*Exercise*. Print the listing as it stands, omitting all images.

*Available data*.
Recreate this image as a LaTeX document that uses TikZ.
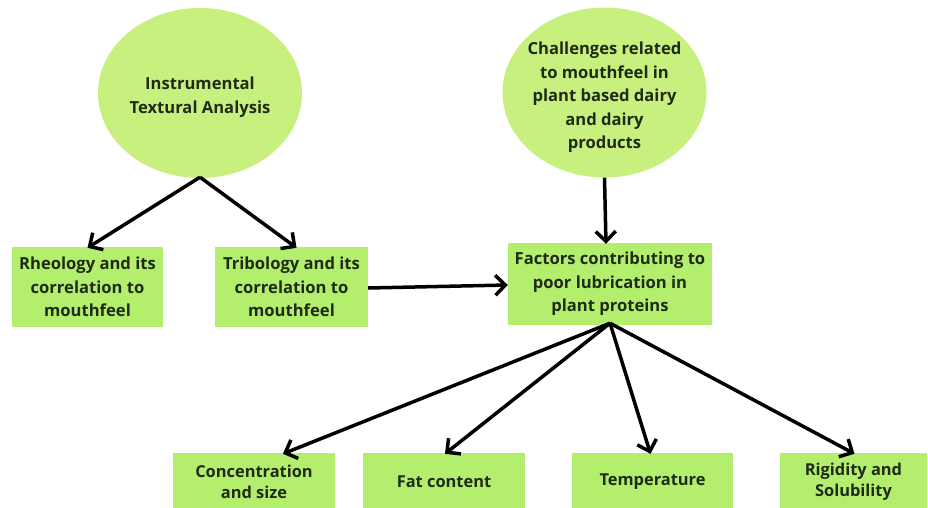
\documentclass[tikz,border=0pt]{standalone}
\usepackage{fontspec}
\setmainfont{Open Sans}
\usetikzlibrary{shapes.geometric,arrows.meta}
\definecolor{ellfill}{HTML}{C8F07E}
\definecolor{boxfill}{HTML}{B3EE6C}
\definecolor{txt}{HTML}{1F2B17}
\tikzset{
  ell/.style={ellipse, fill=ellfill, draw=none, minimum width=204pt, minimum height=170pt, inner sep=0pt},
  elltext/.style={align=center, text=txt, inner sep=0pt, font=\bfseries\fontsize{16.6}{23.5}\selectfont},
  box/.style={rectangle, fill=boxfill, draw=none, inner sep=0pt, align=center, text=txt, font=\bfseries\fontsize{16.6}{23.5}\selectfont},
  lowbox/.style={box, minimum height=57pt, font=\bfseries\fontsize{16.4}{21}\selectfont},
  arr/.style={draw=black, line width=3.5pt, -{Straight Barb[length=10pt,width=20pt,line width=3.5pt]}},
}
\begin{document}
\begin{tikzpicture}[x=1pt,y=-1pt]
\useasboundingbox (0,0) rectangle (928,508);
\clip (0,0) rectangle (928,508);
\fill[white] (0,0) rectangle (928,508);
\node[ell, label={[elltext, yshift=-4pt]center:{Instrumental\\Textural Analysis}}] (e1) at (200,93) {};
\node[ell, label={[elltext, yshift=-5pt]center:{Challenges related\\to mouthfeel in\\plant based dairy\\and dairy\\products}}] (e2) at (604.5,92.5) {};
\node[box, minimum width=151pt, minimum height=80pt] (rheo) at (87.5,287) {Rheology and its\\correlation to\\mouthfeel};
\node[box, minimum width=153pt, minimum height=80pt] (trib) at (291.5,287) {Tribology and its\\correlation to\\mouthfeel};
\node[box, minimum width=204pt, minimum height=82pt] (fac) at (610,284) {Factors contributing to\\poor lubrication in\\plant proteins};
\node[lowbox, minimum width=162pt] (conc) at (254,481.5) {Concentration\\and size};
\node[lowbox, minimum width=162pt] (fat) at (444,481.5) {Fat content};
\node[lowbox, minimum width=161pt] (temp) at (652.5,481.5) {Temperature};
\node[lowbox, minimum width=147pt] (rig) at (853.5,481.5) {Rigidity and\\Solubility};
\coordinate (a1) at ([yshift=1pt]e1.south);
\draw[arr] (a1) -- ([yshift=-1pt]rheo.north);
\draw[arr] (a1) -- ([xshift=5pt,yshift=-1pt]trib.north);
\draw[arr] (e2.south) -- ([xshift=-4pt,yshift=-1pt]fac.north);
\draw[arr] ([yshift=-1pt]trib.east) -- ([yshift=-1pt]fac.west);
\coordinate (a2) at ([yshift=2pt]fac.south);
\draw[arr] (a2) -- ([xshift=29pt,yshift=-1pt]conc.north);
\draw[arr] (a2) -- ([xshift=1pt,yshift=-1pt]fat.north);
\draw[arr] (a2) -- ([xshift=-2pt,yshift=-1pt]temp.north);
\draw[arr] (a2) -- ([xshift=1pt,yshift=-1pt]rig.north);
\end{tikzpicture}
\end{document}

*Correct output*.
Recreate this image as a LaTeX document that uses TikZ.
\documentclass[tikz,border=0pt]{standalone}
\usepackage{fontspec}
\setmainfont{Open Sans}
\usetikzlibrary{shapes.geometric,arrows.meta}
\definecolor{ellfill}{HTML}{C8F07E}
\definecolor{boxfill}{HTML}{B3EE6C}
\definecolor{txt}{HTML}{1F2B17}
\tikzset{
  ell/.style={ellipse, fill=ellfill, draw=none, minimum width=204pt, minimum height=170pt, inner sep=0pt},
  elltext/.style={align=center, text=txt, inner sep=0pt, font=\bfseries\fontsize{16.6}{23.5}\selectfont},
  box/.style={rectangle, fill=boxfill, draw=none, inner sep=0pt, align=center, text=txt, font=\bfseries\fontsize{16.6}{23.5}\selectfont},
  lowbox/.style={box, minimum height=57pt, font=\bfseries\fontsize{16.4}{21}\selectfont},
  arr/.style={draw=black, line width=3.5pt, -{Straight Barb[length=10pt,width=20pt,line width=3.5pt]}},
}
\begin{document}
\begin{tikzpicture}[x=1pt,y=-1pt]
\useasboundingbox (0,0) rectangle (928,508);
\clip (0,0) rectangle (928,508);
\fill[white] (0,0) rectangle (928,508);
\node[ell, label={[elltext, yshift=-4pt]center:{Instrumental\\Textural Analysis}}] (e1) at (200,93) {};
\node[ell, label={[elltext, yshift=-5pt]center:{Challenges related\\to mouthfeel in\\plant based dairy\\and dairy\\products}}] (e2) at (604.5,92.5) {};
\node[box, minimum width=151pt, minimum height=80pt] (rheo) at (87.5,287) {Rheology and its\\correlation to\\mouthfeel};
\node[box, minimum width=153pt, minimum height=80pt] (trib) at (291.5,287) {Tribology and its\\correlation to\\mouthfeel};
\node[box, minimum width=204pt, minimum height=82pt] (fac) at (610,284) {Factors contributing to\\poor lubrication in\\plant proteins};
\node[lowbox, minimum width=162pt] (conc) at (254,481.5) {Concentration\\and size};
\node[lowbox, minimum width=162pt] (fat) at (444,481.5) {Fat content};
\node[lowbox, minimum width=161pt] (temp) at (652.5,481.5) {Temperature};
\node[lowbox, minimum width=147pt] (rig) at (853.5,481.5) {Rigidity and\\Solubility};
\coordinate (a1) at ([yshift=1pt]e1.south);
\draw[arr] (a1) -- ([yshift=-1pt]rheo.north);
\draw[arr] (a1) -- ([xshift=5pt,yshift=-1pt]trib.north);
\draw[arr] (e2.south) -- ([xshift=-4pt,yshift=-1pt]fac.north);
\draw[arr] ([yshift=-1pt]trib.east) -- ([yshift=-1pt]fac.west);
\coordinate (a2) at ([yshift=2pt]fac.south);
\draw[arr] (a2) -- ([xshift=29pt,yshift=-1pt]conc.north);
\draw[arr] (a2) -- ([xshift=1pt,yshift=-1pt]fat.north);
\draw[arr] (a2) -- ([xshift=-2pt,yshift=-1pt]temp.north);
\draw[arr] (a2) -- ([xshift=1pt,yshift=-1pt]rig.north);
\end{tikzpicture}
\end{document}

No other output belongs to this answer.